By Stephen Buckley
Washington Post Foreign Service
Monday, October 18, 1999; Page A13
RIO DE JANEIRO—She is still tall and tan and lovely, and when she
walks by, people still nudge each other with faint incredulity. Airline
passengers change seats to sit next to her. Women smile shyly and
sometimes say hello. Men gawk.
The girl from Ipanema has grown up. She's nearing 60, although she likes
to tell strangers that she is a decade younger. Which somehow makes
sense, because she's still defined by youthful beauty: jolting, sea-green
eyes; honey-blond hair; pole-straight posture; a trim figure.
Not much has changed for Helo Pinheiro, although nearly 35 years have
passed since poet Vinicius de Moraes revealed that she had inspired his
hit
song, "The Girl From Ipanema."
For Pinheiro, the song has meant a lifetime of work and celebrity, as a
talk
show host, soap opera actress, beauty pageant organizer, model,
businesswoman, author, newspaper columnist. She has visited 10 countries
on four continents. Her face has appeared on cans of tea in Japan. She
has
posed for Playboy magazine.
For Brazil, the song came to embody the mythical, mysterious beauty that
enshrouds this nation--a beauty most powerfully symbolized by this
shimmering former capital that calls itself The Wonderful City.
And all because a songwriter and a poet happened to see a beautiful
teenager stroll past a bar.
"Yes, it changed my life, that one moment," Pinheiro said recently, sitting
in
a hotel restaurant at a table overlooking Ipanema Beach. "I think there's
something about me that's allowed me to keep it going for all these years.
But yes, it all goes back to that moment."
Tom Jobim, de Moraes's songwriting sidekick, spotted her first in 1962.
He kept seeing her amble past the Veloso bar, on her way to Ipanema
Beach. He grew so enraptured that he told de Moraes they had to write a
song.
De Moraes waited three days to see Pinheiro. And when he did, he agreed
with his friend. So, they wrote a song and sold it. The song flopped in
Brazil. But 5,000 miles north, its soothing samba rhythms sent American
hearts sailing. In 1964, it won the Grammy Award for Record of the Year.
Even more than the Academy Award-winning film "Black Orpheus," the
song came to epitomize Brazil, at least in the American mind, says Joseph
Page, a law professor at Georgetown University, who has written
extensively about Brazil.
"It was kind of Brazil growing up," Page said of the song. "It was no longer
samba, a national thing. It was cool. It was sophisticated. It was the
first
song that universalized Brazilian music."
Until 1965, no one knew whom Jobim and de Moraes had written about.
Angered by the torrent of women claiming to be "The Girl," de Moraes
wrote a magazine article explaining how Pinheiro had mesmerized him and
Jobim. He called her a "flower and mermaid, full of light and grace."

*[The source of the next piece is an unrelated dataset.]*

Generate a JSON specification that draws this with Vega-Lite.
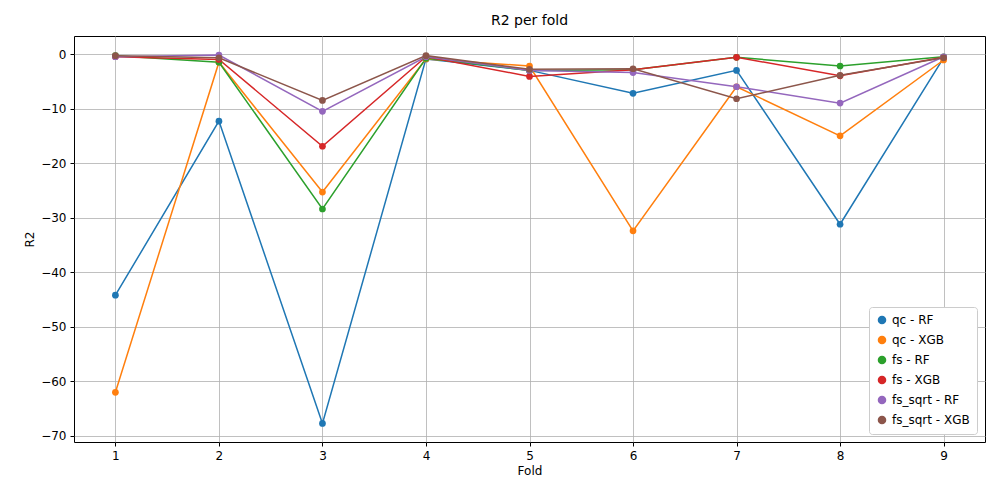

Pinheiro's life would never be the same. Countries invited her to visit.
Eventually, she started acting and appeared in three soap operas. She has
hosted four talk shows. She made commercials.
She also ran a modeling agency for 18 years, and she oversees the Girl
From Ipanema beauty pageant. She has written a memoir and currently
writes a column for community newspapers. She also acts in a weekly
comedy show.
And she has managed to raise four children and stay married to the same
man--a Sao Paulo businessman--for four decades.
Pinheiro still delights in her role as The Girl. On a plane recently, "a
lady
came over and sat next to me, and she said, 'I can't believe it! I'm sitting
next to a myth!' "
The myth seems to grow with each year. A movie was made of her life
(she didn't like it). There's a rock band called Girl From Ipanema. Next
year, there reportedly will be a soap opera of the same name. The building
where Pinheiro grew up is now named in her honor. And the songwriters'
old haunt, the Veloso, is now called the Girl From Ipanema bar. It's on
Vinicius de Moraes Street.
Pinheiro tries to keep up with the myth. She works out at least three times
a week. Her once-brilliant brown hair is now blond, to match Brazil's
modern standard of beauty. She wears wraparound sunglasses, pastel
colors and platform shoes.
There are days, though, when Pinheiro says she longs to shed her
legendary status. Those are the days when she goes to the beach and feels
self-conscious because people notice that she is no longer 19.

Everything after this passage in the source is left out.